Mark has simpler Greek, which includes an extensive use of the
present tense, redundancies (e.g., Mark 1:32: “that evening
after sunset”; cf. Matt. 8:16: “when evening came”;
Luke 4:40: “at sunset”), and various colloquialisms
(e.g., the word for “mat” in Mark 2:4). Mark alone among
the Gospels uses Aramaic terms such as abba (14:36), talitha koum
(5:41), and ephphatha (7:34), although Matthew also mentions Eloi,
Eloi, lama sabachthani (Matt. 27:46; Mark 15:34). It is easier to see
how Luke and Matthew would have “improved” Mark than the
reverse.
If
we accept the priority of Mark, and Luke and Matthew’s
dependence upon it, there are still the sections of Matthew and Luke
that bear strong similarities with each other. From an analysis of
the text of Matthew and Luke, it appears that these two evangelists
did not know each other’s works. If one knew of the other’s
work, why the divergence in some material such as the birth
narratives? Alongside this, however, there are close similarities in
other material: Matthew has 4,290 words that have parallels in Luke
but not in Mark, and Luke has 3,559 words that have parallels in
Matthew but not in Mark. The solution appears to be that Matthew and
Luke were dealing with some material that they held in common, and
that each of them also had other material that he drew on
independently. The material held in common is commonly called “Q”

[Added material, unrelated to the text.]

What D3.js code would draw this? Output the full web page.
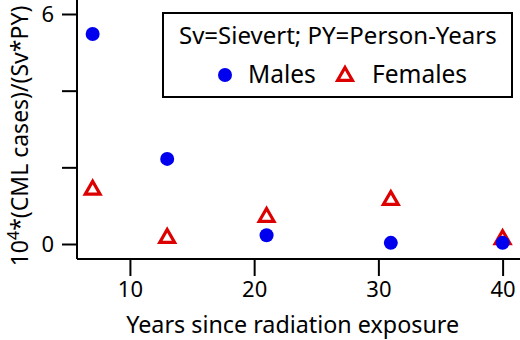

(from the German word Quelle, meaning “source”); the
material unique to Matthew is called “M” and that which
is unique to Luke, “L.” Whether Q was a document is
unknown, although it is more likely to be a collection of sources, as
is also the case with M and L.
Many
scholars argue that Q was a written rather than an oral source, based
on the exact word parallels in the Greek text (e.g., Matt. 6:24 and
Luke 16:13, where 27 of the 28 words are exactly the same). The
presence of doublets (double accounts of the same incident) in
Matthew and Luke may show dependence by the respective evangelists on
both a Markan and a Q source (e.g., Luke 8:16; cf. Mark 4:21; Luke
11:33; cf. Matt. 5:15). Some scholars have tried to explain the
sources geographically: Markan material originated in Rome, Q
material in Antioch, M in Jerusalem, and L in Caesarea, but such
speculations are far from proven.
Summary
Within
all of this, in seeking to understand the harmony of the Gospels, it
is important to be aware of what we do not know. Many of the
solutions focus on a history behind the text to which we do not have
access. Modern literary critics have tended to focus more on the text
itself than its prehistory. There is merit in this because it affirms
the priority of the text and allows the reader to understand how a
part of the text functions within the larger literary unit. It also
allows the evangelists to be more than collectors of sources, to have
written distinctive theological accounts. Their different emphases
may explain some of the differences between the Gospels. This
approach, however, also has its dangers. Some who focus on the text
over its original intent distance the text from the author’s
purpose and therefore open the door for subjective interpretations
that deny the difference between a correct and an incorrect reading
of the text. It also raises the danger of reading an ancient text
through modern eyes, losing sight of the original context.
The
church has been well served by four Gospel traditions. The fact that
esteem for the text has stopped overharmonization has been of great
benefit, as the readers of the Gospels can appreciate various hues
and emphases between the different accounts of the ministry of Jesus.